Frustration is growing among Chinatown businesses in Oakland, California over thousands of dollars in fines they’ve been assessed due to graffiti on their property.
Merchants are now pleading for the city, urging them to go after the taggers and not them.
“So many times we clean they come again,” said Shirly Lou, the manager at Wong Kee Supermarket said to NBC Bay Area. “We are the victims.”
The market currently owes the city $3,000 in fines, including late fees.
Stewart Chen of the Oakland Chinatown Improvement Council told CBS5 the supermarket’s story is a familiar one to Chinatown merchants who face similar citations.
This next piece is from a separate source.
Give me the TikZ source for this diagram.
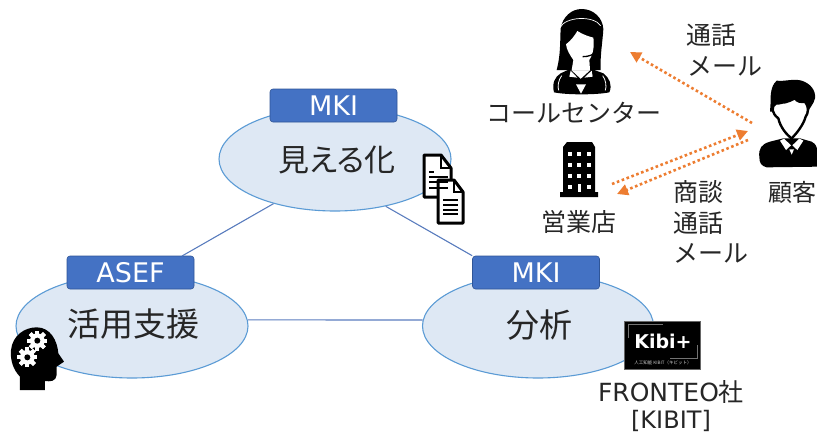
\documentclass[tikz,border=0pt]{standalone}
\usepackage{fontspec}
\usepackage{tikz}
\usetikzlibrary{arrows.meta}
\usetikzlibrary{shapes.geometric}
\setmainfont{Noto Sans CJK JP}
\newfontfamily\paltfont[RawFeature=+palt]{Noto Sans CJK JP}
\newfontfamily\latinfont{DejaVu Sans}
\newcommand{\fs}[1]{\fontsize{#1}{#1}\selectfont}
\definecolor{inktext}{HTML}{262626}
\definecolor{ovalfill}{HTML}{DEE8F4}
\definecolor{ovalline}{HTML}{5B9BD5}
\definecolor{tagfill}{HTML}{4472C4}
\definecolor{tagline}{HTML}{2F5597}
\definecolor{linkblue}{HTML}{5A7DBE}
\definecolor{dotorange}{HTML}{ED7D31}
\tikzset{
  oval/.style={ellipse,draw=ovalline,fill=ovalfill,line width=1.1pt,inner sep=0pt,minimum width=232pt,minimum height=104pt},
  tag/.style={draw=tagline,fill=tagfill,rounded corners=3pt,line width=.6pt,minimum width=127pt,minimum height=33pt,inner sep=0pt,text=white,font=\latinfont\fs{27}},
  lbl/.style={text=inktext,inner sep=0pt,font=\fs{25}},
  ovaltext/.style={text=inktext,inner sep=0pt,font=\fs{33}},
  link/.style={draw=linkblue,line width=1.1pt},
  talk/.style={draw=dotorange,line width=2.6pt,dash pattern=on 2.6pt off 2.6pt,-{Triangle[length=11pt,width=11pt,fill=dotorange]}},
}
\newcommand{\gear}[2]{%
  \fill[white] (#1,#2) circle (22);
  \foreach \a in {0,45,...,315}
    \fill[white,shift={(#1,#2)},rotate=\a] (-6,-30) rectangle (6,30);
  \fill[black] (#1,#2) circle (9);
}
\begin{document}
\begin{tikzpicture}[x=1pt,y=-1pt]
\useasboundingbox (0,0) rectangle (817,434);
% ovals and tags
\node[oval] (seeing) at (335,159) {};
\node[oval] (support) at (132,326) {};
\node[oval,minimum width=231pt] (analysis) at (538,326) {};
\node[tag] (seetag) at (333.5,105.5) {MKI};
\node[tag] (supporttag) at (130.5,272.5) {ASEF};
\node[tag] (analysistag) at (536,272.5) {MKI};
\node[ovaltext,font=\paltfont\fs{31}] (seetext) at (337,160) {見える化};
\node[ovaltext] (supporttext) at (133,324) {活用支援};
\node[ovaltext] (analysistext) at (539,325) {分析};
% links
\coordinate (supportend) at (182,256);
\draw[link] (seeing.216)--(supportend);
\draw[link] (seeing.317)--(analysistag.north west);
\draw[link] (support.3)--(analysis.177);
% documents
\draw[black,fill=white,line width=3pt,line join=round] (424,155)--(441,155)--(451,168)--(451,197)--(424,197)--cycle;
\draw[black,line width=2pt] (441,155)--(441,168)--(451,168);
\draw[black,fill=white,line width=3pt,line join=round] (438,180)--(454,180)--(463,192)--(463,223)--(438,223)--cycle;
\draw[black,line width=2pt] (454,180)--(454,192)--(463,192);
\draw[black,line width=2pt] (429,172)--(434,172);
\foreach \y in {177,182,188} \draw[black,line width=2pt] (429,\y)--(448,\y);
\foreach \y in {200,205,210,214} \draw[black,line width=2pt] (443,\y)--(458,\y);
% head with gears
\begin{scope}[shift={(0,320)},scale=1/3]
\fill[black] (60,210)--(60,170) .. controls (40,150) and (30,120) .. (33,90)
  .. controls (38,45) and (75,22) .. (110,22) .. controls (150,22) and (172,60) .. (175,100)
  --(192,125)--(170,140)--(170,165) .. controls (168,185) and (150,185) .. (135,183)--(135,210)--cycle;
\gear{112}{62}
\gear{82}{112}
\end{scope}
% kibit logo
\node[fill=black,draw=black!60,line width=.5pt,minimum width=76pt,minimum height=48pt,inner sep=0pt] (kibitbox) at (662,345) {};
\draw[black!55,line width=1pt] (628,338)--(628,324)--(663,324);
\draw[black!55,line width=1pt] (697,345)--(697,358)--(670,358);
\node[text=white,inner sep=0pt,font=\latinfont\bfseries\fs{19}] (kibitlogo) at (663,341) {Kibi+};
\node[text=black!20,inner sep=0pt,font=\fs{4.5}] (kibitsub) at (663,363) {人工知能 KIBIT（キビット）};
\node[lbl,font=\fs{25}] (frontlabel) at (671,392) {{\latinfont FRONTEO}社};
\node[lbl,font=\latinfont\fs{24}] (kibitlabel) at (671,421) {[KIBIT]};
% call center agent
\begin{scope}[shift={(540,5)},scale=1/3]
\fill[black] (50,195) .. controls (62,150) and (60,110) .. (62,70)
  .. controls (68,35) and (95,12) .. (125,12) .. controls (160,12) and (188,38) .. (190,72)
  .. controls (188,110) and (180,150) .. (182,195)--cycle;
\draw[white,line width=.7pt] (60,68) .. controls (75,35) and (160,30) .. (182,62);
\fill[white] (78,118) .. controls (95,105) and (105,90) .. (112,78)
  .. controls (130,90) and (150,95) .. (160,98) .. controls (165,130) and (155,155) .. (148,165)
  --(150,195)--(95,195)--(100,165) .. controls (90,150) and (80,135) .. (78,118)--cycle;
\draw[black,line width=1.3pt] (168,135) .. controls (165,150) and (145,155) .. (128,155);
\fill[black] (42,262) .. controls (35,235) and (45,215) .. (62,205)--(90,192)--(122,222)--(155,192)--(190,205)
  .. controls (208,218) and (218,240) .. (208,262) .. controls (170,270) and (80,270) .. (42,262)--cycle;
\draw[white,line width=.8pt] (65,212) .. controls (55,225) and (52,245) .. (56,256);
\draw[white,line width=.8pt] (188,212) .. controls (198,225) and (200,245) .. (196,256);
\fill[white] (92,197)--(112,218)--(88,215)--cycle;
\fill[white] (155,197)--(133,218)--(158,215)--cycle;
\fill[white] (108,238)--(138,238)--(123,266)--cycle;
\end{scope}
\node[lbl] (agentlabel) at (574,113) {コールセンター};
% branch building
\fill[black] (567,142)--(592,142)--(595,147)--(595,192)--(598,192)--(598,197)--(560,197)--(560,192)--(563,192)--(563,147)--cycle;
\foreach \x in {569.5,579,588.5}
  \foreach \y in {154,165,176}
    \fill[white] (\x-2,\y-2) rectangle (\x+2,\y+2);
\fill[white] (567.5,185) rectangle (571.5,189);
\fill[white] (586.5,185) rectangle (590.5,189);
\fill[white] (577.5,184) rectangle (580.5,192);
\node[lbl] (branchlabel) at (579,222) {営業店};
% customer
\begin{scope}[shift={(750,70)},scale=1/3]
\fill[black] (62,95) .. controls (60,60) and (70,40) .. (80,32) .. controls (105,35) and (130,25) .. (155,32)
  .. controls (180,40) and (198,60) .. (195,85) .. controls (190,105) and (180,110) .. (175,125)
  --(60,125)--cycle;
\fill[black] (28,262) .. controls (25,235) and (35,222) .. (60,215)--(100,205)--(150,205)--(185,215)
  .. controls (200,222) and (205,235) .. (205,290)--(50,292) .. controls (35,288) and (28,280) .. (28,262)--cycle;
\draw[black,fill=white,line width=2.4pt,line join=round] (78,100) .. controls (85,103) and (100,95) .. (105,97)
  .. controls (115,95) and (125,90) .. (135,85) .. controls (140,95) and (155,98) .. (165,95)
  .. controls (178,110) and (175,130) .. (167,140) .. controls (160,165) and (140,190) .. (125,205)
  .. controls (110,195) and (90,170) .. (85,145) .. controls (65,130) and (62,110) .. (78,100)--cycle;
\fill[white] (90,212)--(102,206)--(123,226)--(108,240)--cycle;
\fill[white] (160,212)--(148,206)--(127,226)--(142,240)--cycle;
\fill[white] (118,238)--(132,238)--(125,254)--cycle;
\end{scope}
\node[lbl,anchor=west,font=\fs{24}] (customerlabel) at (768,192) {顧客};
% talk arrows
\coordinate (agentport) at (630,52);
\coordinate (customerup) at (752,123);
\coordinate (customermid) at (748,131);
\coordinate (customerlow) at (748,140);
\coordinate (branchup) at (612,184);
\coordinate (branchlow) at (617,194);
\draw[talk] (customerup)--(agentport);
\draw[talk] (branchup)--(customermid);
\draw[talk] (customerlow)--(branchlow);
\node[lbl] (calltext) at (711,35) {通話};
\node[lbl] (mailtext) at (725,66) {メール};
\node[lbl] (dealtext) at (698,192) {商談};
\node[lbl] (calltextb) at (698,223) {通話};
\node[lbl] (mailtextb) at (711,253) {メール};
\end{tikzpicture}
\end{document}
“I think it’s beyond our capacity to just clean it up. We will have a separate unit called the graffiti abatement OCIC, my organization will start cleaning the graffiti, but what is going to keep the taggers from coming back, that’s on you, the city,” said Chen.
“We close at 4 o’clock when we go home, and we cannot watch people do things like that. We can’t. So, the city has to help,” said Susan Lam, Oakland business owner.
ABC7 reports that Rep Lateefa Simon has taken the issue to the city and hopes when a new mayor is elected to replace ousted Mayor Sheng Thao that it will be addressed.
She says Oakland must do everything possible to make sure its retailers stay in business.